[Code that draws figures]
<<<<
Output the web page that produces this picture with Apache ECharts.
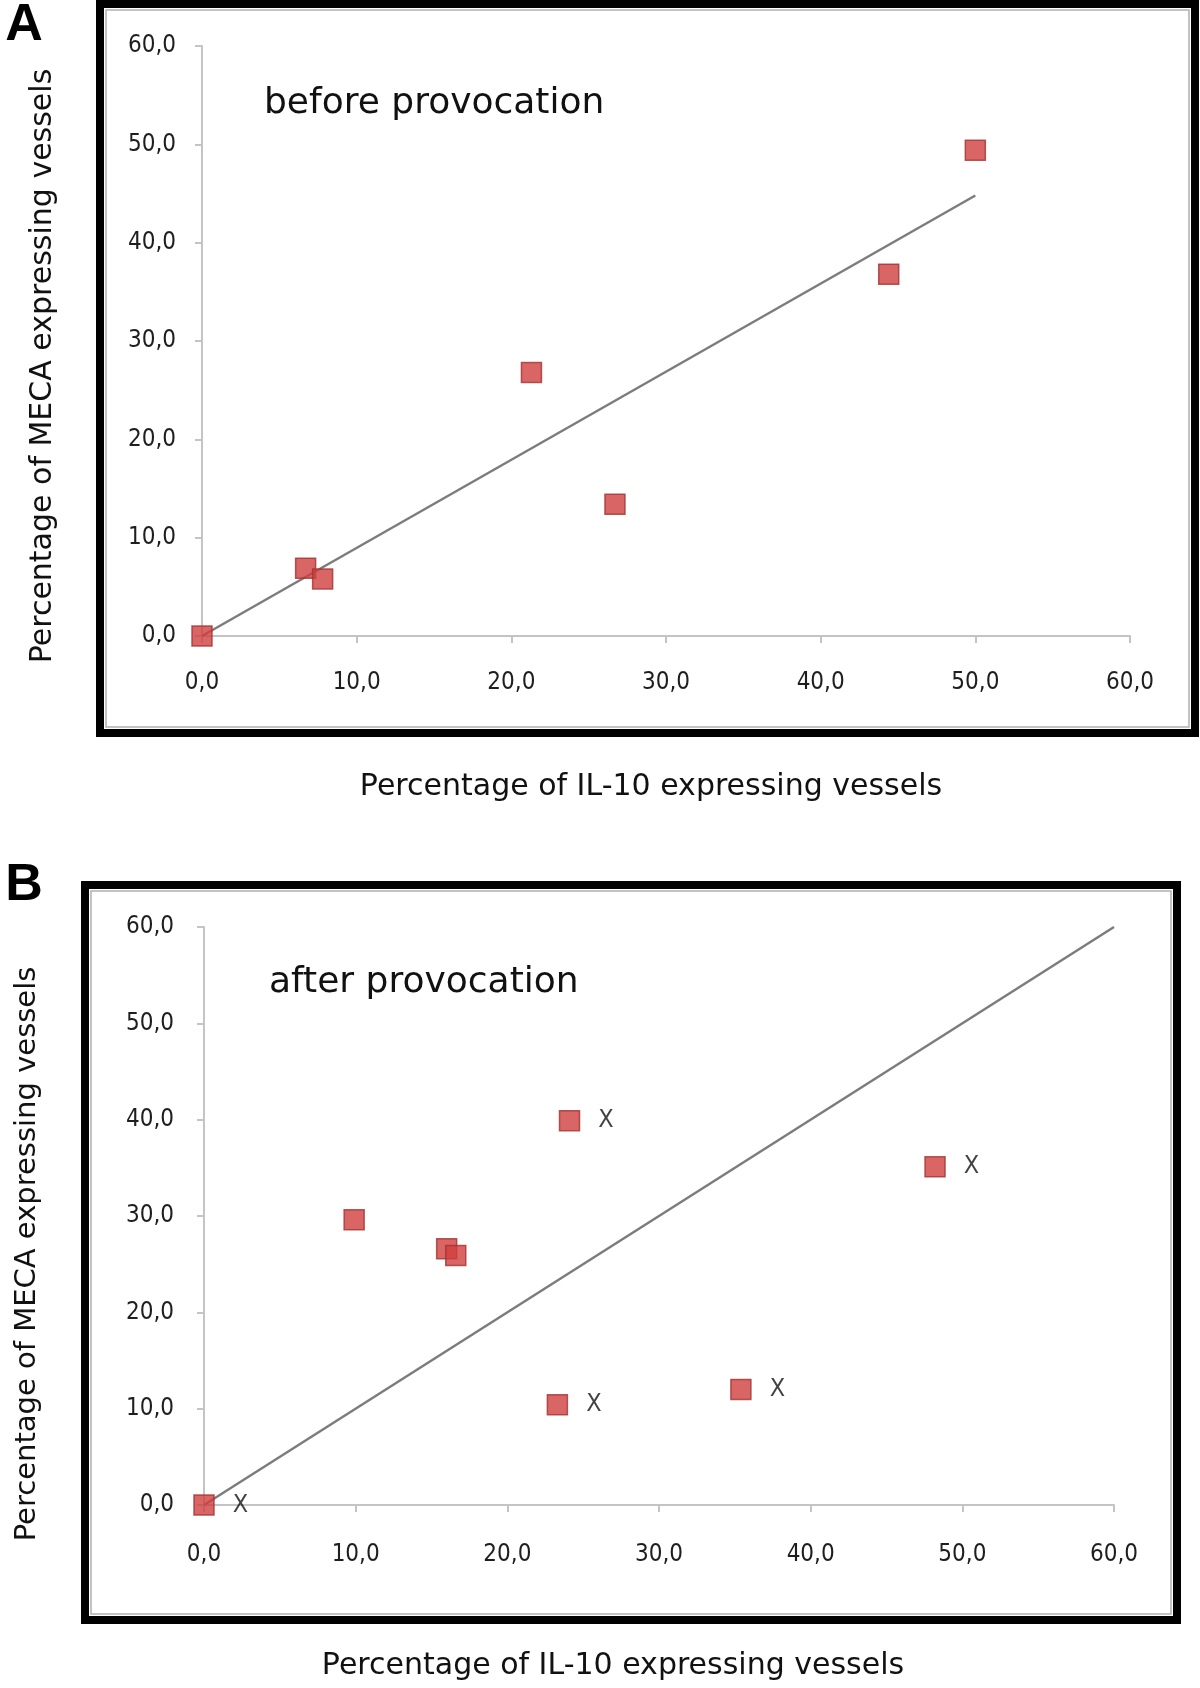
<!DOCTYPE html>
<html>
<head>
<meta charset="utf-8">
<script src="https://cdn.jsdelivr.net/npm/echarts@6/dist/echarts.min.js"></script>
<style>
  html, body { margin: 0; padding: 0; background: #fff; }
  #chart { width: 1200px; height: 1688px; }
</style>
</head>
<body>
<div id="chart"></div>
<script>
// panel A - before provocation
const aIL10 = [0, 6.7, 7.8, 21.3, 26.7, 44.4, 50.0]
const aMECA = [0, 6.9, 5.8, 26.8, 13.4, 36.8, 49.4]
const aTrendX = [0, 50]
const aTrendY = [0, 44.8]

// panel B - after provocation
const bIL10 = [0, 9.9, 16.0, 16.6, 24.1, 23.3, 35.4, 48.2]
const bMECA = [0, 29.6, 26.6, 25.9, 39.9, 10.4, 12.0, 35.1]
const bMark = ['X', '', '', '', 'X', 'X', 'X', 'X']
const bTrendX = [0, 60]
const bTrendY = [0, 60]

const ticks = [0, 60, 10] // min, max, interval

const zip = (xs, ys) => xs.map((x, i) => [x, ys[i]])
const fmt = v => v.toFixed(1).replace('.', ',')

const axisCommon = {
  type: 'value',
  min: ticks[0],
  max: ticks[1],
  interval: ticks[2],
  splitLine: { show: false },
  axisLine: { show: true, onZero: false, lineStyle: { color: '#c4c4c4', width: 2 } },
  axisTick: { show: true, length: 7, lineStyle: { color: '#c4c4c4', width: 2 } },
  axisLabel: {
    formatter: fmt,
    color: '#1e1e1e',
    fontSize: 24,
    fontFamily: 'DejaVu Sans Condensed, DejaVu Sans, sans-serif'
  }
}
const withMargin = (m) => Object.assign({}, axisCommon.axisLabel, { margin: m })

const markerStyle = { color: '#cf3f3f', borderColor: '#a33232', borderWidth: 1.5 }
const trendStyle = { color: '#7c7c7c', width: 2.5 }

const txt = (x, y, text, size, extra) => ({
  type: 'text', x: x, y: y, silent: true,
  style: Object.assign({
    text: text, fill: '#111', fontSize: size,
    fontFamily: 'DejaVu Sans, sans-serif',
    textAlign: 'center', textVerticalAlign: 'middle'
  }, extra || {})
})

const chart = echarts.init(document.getElementById('chart'), null, { renderer: 'canvas' })
chart.setOption({
  backgroundColor: '#fff',
  animation: false,
  grid: [
    { left: 202, top: 46, width: 928, height: 590 },
    { left: 204, top: 927, width: 910, height: 578 }
  ],
  xAxis: [
    Object.assign({}, axisCommon, { gridIndex: 0, axisLabel: withMargin(35) }),
    Object.assign({}, axisCommon, { gridIndex: 1, axisLabel: withMargin(38) })
  ],
  yAxis: [
    Object.assign({}, axisCommon, { gridIndex: 0, axisLabel: withMargin(26) }),
    Object.assign({}, axisCommon, { gridIndex: 1, axisLabel: withMargin(30) })
  ],
  series: [
    {
      type: 'line', xAxisIndex: 0, yAxisIndex: 0, silent: true,
      data: zip(aTrendX, aTrendY), symbol: 'none', lineStyle: trendStyle, z: 2
    },
    {
      type: 'scatter', xAxisIndex: 0, yAxisIndex: 0,
      data: zip(aIL10, aMECA), symbol: 'rect', symbolSize: 20,
      itemStyle: markerStyle, z: 3
    },
    {
      type: 'line', xAxisIndex: 1, yAxisIndex: 1, silent: true,
      data: zip(bTrendX, bTrendY), symbol: 'none', lineStyle: trendStyle, z: 2
    },
    {
      type: 'scatter', xAxisIndex: 1, yAxisIndex: 1,
      data: zip(bIL10, bMECA), symbol: 'rect', symbolSize: 20,
      itemStyle: markerStyle, z: 3,
      label: {
        show: true, position: 'right', distance: 18,
        formatter: p => bMark[p.dataIndex],
        color: '#111', fontSize: 25,
        fontFamily: 'DejaVu Sans Condensed, sans-serif'
      }
    }
  ],
  graphic: [
    // frames
    { type: 'rect', silent: true, shape: { x: 100, y: 4, width: 1095, height: 729 },
      style: { fill: 'none', stroke: '#000', lineWidth: 8 } },
    { type: 'rect', silent: true, shape: { x: 106, y: 10, width: 1083, height: 717 },
      style: { fill: 'none', stroke: '#b0b0b0', lineWidth: 1.5 } },
    { type: 'rect', silent: true, shape: { x: 85, y: 885, width: 1092, height: 735 },
      style: { fill: 'none', stroke: '#000', lineWidth: 8 } },
    { type: 'rect', silent: true, shape: { x: 91, y: 891, width: 1080, height: 723 },
      style: { fill: 'none', stroke: '#b0b0b0', lineWidth: 1.5 } },
    // panel letters
    txt(24, 26, 'A', 52, { fontWeight: 'bold', fontFamily: 'Liberation Sans, sans-serif', fill: '#000' }),
    txt(24, 886, 'B', 52, { fontWeight: 'bold', fontFamily: 'Liberation Sans, sans-serif', fill: '#000' }),
    // in-plot titles
    txt(264, 104, 'before provocation', 36, { textAlign: 'left' }),
    txt(269, 983, 'after provocation', 36, { textAlign: 'left' }),
    // axis names
    txt(651, 787, 'Percentage of IL-10 expressing vessels', 30),
    txt(613, 1666, 'Percentage of IL-10 expressing vessels', 30),
    Object.assign(txt(43, 366, 'Percentage of MECA expressing vessels', 30), { rotation: Math.PI / 2 }),
    Object.assign(txt(27, 1254, 'Percentage of MECA expressing vessels', 29), { rotation: Math.PI / 2 })
  ]
})
</script>
</body>
</html>
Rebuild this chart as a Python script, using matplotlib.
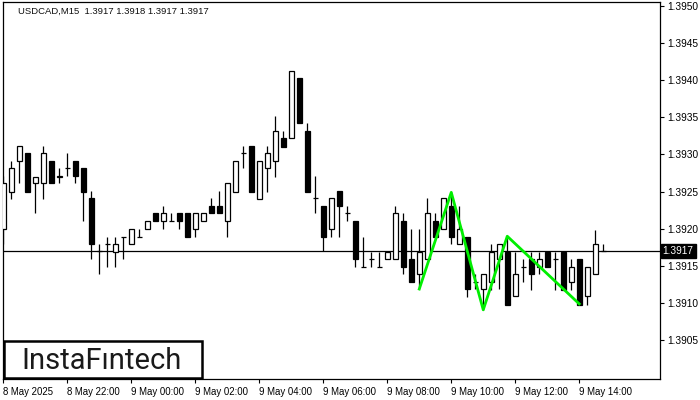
import matplotlib

matplotlib.use("Agg")
import matplotlib.pyplot as plt
import matplotlib.transforms as mtransforms
from matplotlib.patches import Rectangle

SYMBOL_HEADER = "USDCAD,M15  1.3917 1.3918 1.3917 1.3917"
LAST_PRICE = 1.3917

# 15-minute candles, 8 May 20:00 -> 9 May 14:45
OPEN = [1.39200, 1.39249, 1.39291, 1.39302, 1.39262, 1.39262, 1.39291, 1.39270, 1.39282, 1.39291,
        1.39282, 1.39241, 1.39170, 1.39179, 1.39169, 1.39189, 1.39179, 1.39189, 1.39200, 1.39221,
        1.39210, 1.39210, 1.39221, 1.39221, 1.39200, 1.39210, 1.39231, 1.39231, 1.39210, 1.39249,
        1.39302, 1.39311, 1.39240, 1.39282, 1.39291, 1.39322, 1.39322, 1.39403, 1.39332, 1.39241,
        1.39231, 1.39200, 1.39251, 1.39221, 1.39210, 1.39148, 1.39159, 1.39148, 1.39159, 1.39159,
        1.39210, 1.39159, 1.39139, 1.39159, 1.39210, 1.39200, 1.39231, 1.39179, 1.39189, 1.39128,
        1.39119, 1.39129, 1.39159, 1.39169, 1.39109, 1.39149, 1.39159, 1.39149, 1.39169, 1.39159,
        1.39169, 1.39129, 1.39159, 1.39109, 1.39139, 1.39170]
HIGH = [1.39271, 1.39291, 1.39311, 1.39302, 1.39270, 1.39311, 1.39291, 1.39282, 1.39302, 1.39291,
        1.39282, 1.39251, 1.39179, 1.39189, 1.39189, 1.39189, 1.39200, 1.39200, 1.39210, 1.39221,
        1.39231, 1.39221, 1.39221, 1.39221, 1.39221, 1.39221, 1.39241, 1.39251, 1.39262, 1.39291,
        1.39311, 1.39311, 1.39291, 1.39311, 1.39352, 1.39332, 1.39412, 1.39403, 1.39342, 1.39271,
        1.39231, 1.39241, 1.39251, 1.39231, 1.39210, 1.39189, 1.39169, 1.39169, 1.39169, 1.39231,
        1.39221, 1.39200, 1.39200, 1.39241, 1.39221, 1.39241, 1.39249, 1.39231, 1.39189, 1.39139,
        1.39139, 1.39179, 1.39179, 1.39190, 1.39169, 1.39159, 1.39169, 1.39169, 1.39169, 1.39169,
        1.39169, 1.39159, 1.39159, 1.39149, 1.39199, 1.39180]
LOW = [1.39179, 1.39240, 1.39262, 1.39249, 1.39221, 1.39240, 1.39262, 1.39262, 1.39271, 1.39262,
       1.39210, 1.39159, 1.39139, 1.39148, 1.39148, 1.39159, 1.39179, 1.39189, 1.39200, 1.39210,
       1.39200, 1.39210, 1.39200, 1.39189, 1.39189, 1.39210, 1.39221, 1.39221, 1.39189, 1.39249,
       1.39282, 1.39249, 1.39240, 1.39249, 1.39270, 1.39310, 1.39322, 1.39342, 1.39249, 1.39221,
       1.39170, 1.39189, 1.39189, 1.39210, 1.39148, 1.39148, 1.39148, 1.39148, 1.39159, 1.39159,
       1.39139, 1.39128, 1.39119, 1.39159, 1.39189, 1.39200, 1.39179, 1.39179, 1.39108, 1.39119,
       1.39091, 1.39118, 1.39119, 1.39098, 1.39109, 1.39129, 1.39118, 1.39139, 1.39149, 1.39118,
       1.39118, 1.39118, 1.39098, 1.39098, 1.39139, 1.39170]
CLOSE = [1.39262, 1.39282, 1.39311, 1.39249, 1.39270, 1.39302, 1.39262, 1.39271, 1.39282, 1.39271,
         1.39249, 1.39179, 1.39170, 1.39179, 1.39179, 1.39189, 1.39200, 1.39189, 1.39210, 1.39210,
         1.39221, 1.39210, 1.39210, 1.39189, 1.39221, 1.39221, 1.39221, 1.39221, 1.39262, 1.39291,
         1.39302, 1.39249, 1.39291, 1.39302, 1.39332, 1.39310, 1.39412, 1.39342, 1.39249, 1.39241,
         1.39189, 1.39241, 1.39231, 1.39221, 1.39159, 1.39148, 1.39159, 1.39148, 1.39169, 1.39221,
         1.39148, 1.39128, 1.39169, 1.39221, 1.39189, 1.39241, 1.39189, 1.39200, 1.39119, 1.39128,
         1.39139, 1.39169, 1.39179, 1.39098, 1.39139, 1.39149, 1.39139, 1.39159, 1.39149, 1.39159,
         1.39118, 1.39149, 1.39098, 1.39149, 1.39179, 1.39170]

TIME_LABELS = ["8 May 2025", "8 May 22:00", "9 May 00:00", "9 May 02:00", "9 May 04:00",
               "9 May 06:00", "9 May 08:00", "9 May 10:00", "9 May 12:00", "9 May 14:00"]
PRICE_TICKS = [1.3905, 1.3910, 1.3915, 1.3920, 1.3925, 1.3930, 1.3935, 1.3940, 1.3945, 1.3950]

# detected pattern (candle index, price)
PATTERN_IDX = [52, 56, 60, 63, 72]
PATTERN_PRICE = [1.39119, 1.39249, 1.39091, 1.39190, 1.39099]

UI_FONT = ["Liberation Sans", "DejaVu Sans"]


def main() -> None:
    plt.rcParams["font.family"] = UI_FONT
    fig = plt.figure(figsize=(7, 4), dpi=100)
    ax = fig.add_axes([3 / 700, 21 / 400, 657 / 700, 377 / 400])

    body_w = 0.6
    for i, (o, h, l, c) in enumerate(zip(OPEN, HIGH, LOW, CLOSE)):
        ax.vlines(i, l, h, color="black", linewidth=0.9, zorder=2)
        if abs(c - o) < 1e-6:
            ax.hlines(o, i - body_w / 2, i + body_w / 2, color="black", linewidth=0.9, zorder=3)
        else:
            face = "white" if c > o else "black"
            ax.bar(i, abs(c - o), bottom=min(o, c), width=body_w, facecolor=face,
                   edgecolor="black", linewidth=0.9, zorder=3)

    ax.axhline(LAST_PRICE, color="black", linewidth=0.9, zorder=1)
    ax.plot(PATTERN_IDX, PATTERN_PRICE, color="#00ee00", linewidth=2, zorder=4)

    ax.set_xlim(-0.05, 82.1)
    ax.set_ylim(1.38998, 1.39505)

    ax.yaxis.tick_right()
    ax.set_yticks(PRICE_TICKS)
    ax.set_yticklabels([f"{p:.4f}" for p in PRICE_TICKS])
    ax.set_xticks(range(0, len(OPEN), 8))
    ax.set_xticklabels(TIME_LABELS, ha="left")
    ax.tick_params(axis="both", direction="out", length=3, width=0.8, colors="black", pad=2)
    ax.tick_params(axis="y", labelsize=7.3)
    ax.tick_params(axis="x", labelsize=6.9, pad=3)
    for spine in ax.spines.values():
        spine.set_linewidth(0.9)

    trans = mtransforms.blended_transform_factory(ax.transAxes, ax.transData)
    ax.text(1.004, LAST_PRICE, f"{LAST_PRICE:.4f}", transform=trans, ha="left", va="center",
            fontsize=7.3, color="white", clip_on=False,
            bbox=dict(boxstyle="square,pad=0.2", facecolor="black", edgecolor="black"))

    fig.text(18 / 700, 1 - 11 / 400, SYMBOL_HEADER, fontsize=6.8, color="#101010", va="center")

    fig.patches.append(Rectangle((3.5 / 700, 22.5 / 400), 198 / 700, 37 / 400, transform=fig.transFigure,
                                 facecolor="white", edgecolor="black", linewidth=1.8, zorder=5))
    fig.text(102 / 700, 1 - 369 / 400, "InstaF\u0131ntech", fontsize=21, family="Roboto",
             fontweight="normal", color="#1a1a1a", ha="center", va="baseline", zorder=6)

    fig.savefig("out.png", dpi=100)


if __name__ == "__main__":
    main()
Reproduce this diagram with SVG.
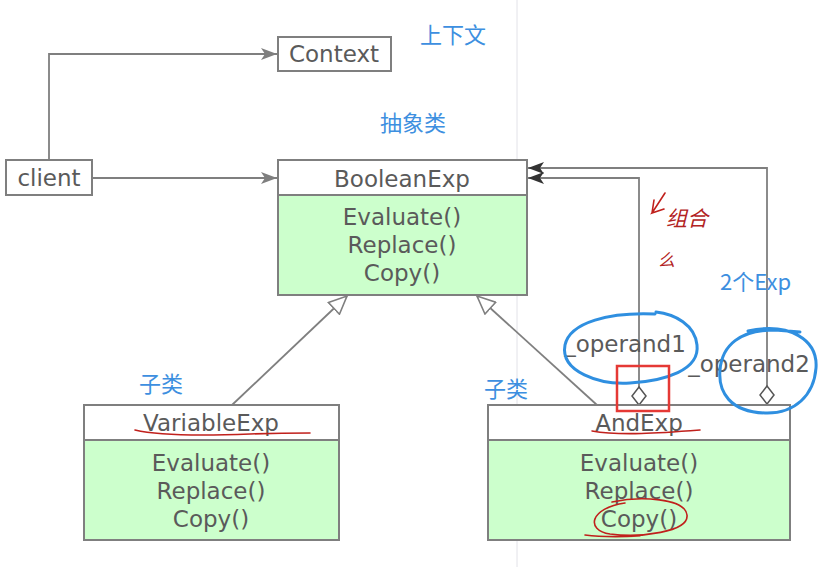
>>>>
§ **Brief**
Begin with the line that contains "Rebuild this chart" and end with the line that contains "LAST_PRICE = 1.3917"; write out both and all lines between exactly, but no pictures.

§ **Output of the exercise**
Rebuild this chart as a Python script, using matplotlib.
import matplotlib

matplotlib.use("Agg")
import matplotlib.pyplot as plt
import matplotlib.transforms as mtransforms
from matplotlib.patches import Rectangle

SYMBOL_HEADER = "USDCAD,M15  1.3917 1.3918 1.3917 1.3917"
LAST_PRICE = 1.3917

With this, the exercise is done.